Как и вагнеровская драма, символистский театр охотно обращается к мифу. Бодлер уже отдал должное Вагнеру, осознав «священный, божественный характер мифа» и обнаружив во «всеобъемлющем человеческом сердце всеобъемлюще сверхчувственные картины» (Рихард Вагнер и «Тангейзер» в Париже). В свою очередь Шюре утверждает, что «идеалистический театр», «театр грезы (…) рассказывает о Великом творении Души в легенде о человечестве». Малларме выражается тоньше и утверждает, что «французский ум в исключительной степени и точен, и абстрактен, а следовательно, поэтичен (…) и, подобно Искусству в его целостности или способности творить, испытывает отвращение к Легенде». Что не означает, что он отвергает мифы.
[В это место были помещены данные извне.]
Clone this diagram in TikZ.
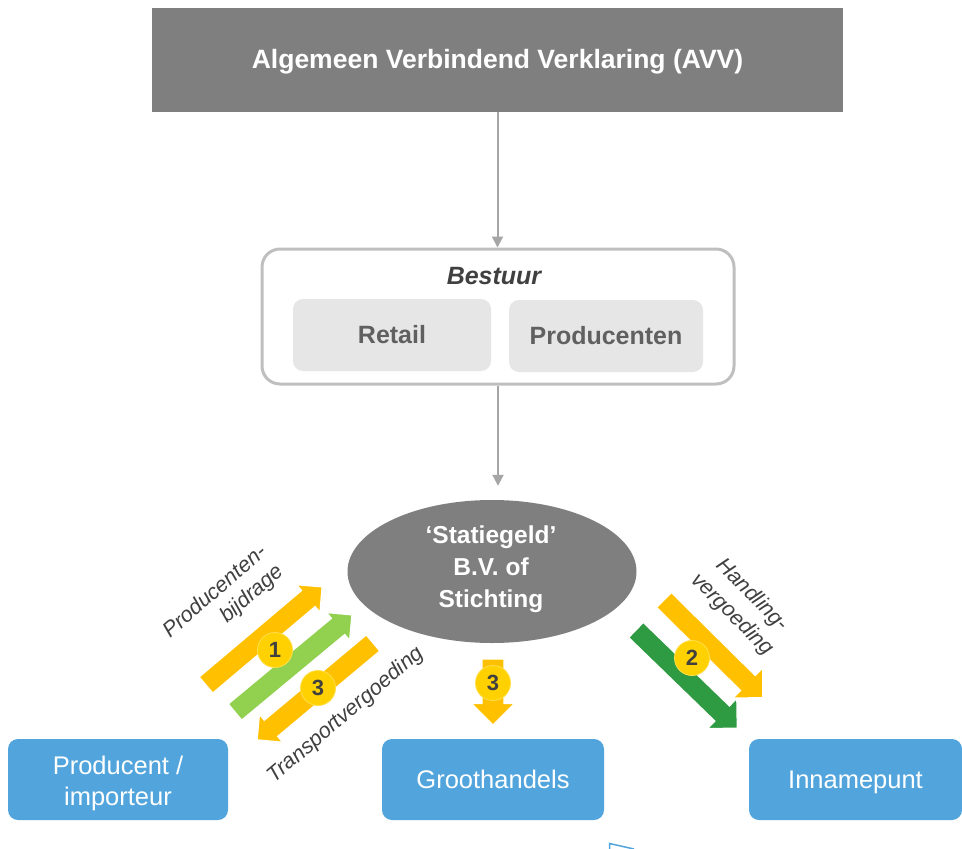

Как раз напротив, согласно его словам, «театр вызывает к жизни мифы, но нет: не вековечные, неизменные, всем известные, а мифы, рожденные индивидуальностью, составляющие своеобразие нашего облика: пусть же те, кто пользуется авторитетом, создают, отвечая потребностям своей страны, такое Искусство, которое бы просвещало нас в этом». Это — нечто вроде абстрактного мифа, некий отсутствующий «Igitur». За неимением других мы довольствуемся произведениями на мифологические сюжеты, воссоздающие то греческие мифы (таковы трагедии Анненского, которые предназначались для заполнения пробела, возникшего между утраченными драмами Еврипида и рядом пьес Гофмансталя), то народные легенды (Йейтс выводит на сцену мифологических ирландских героев — Кухулина, Эмера и Конхобара). А такой драматург, как Выспяньский, легко переходит от одного жанрового образования к другому.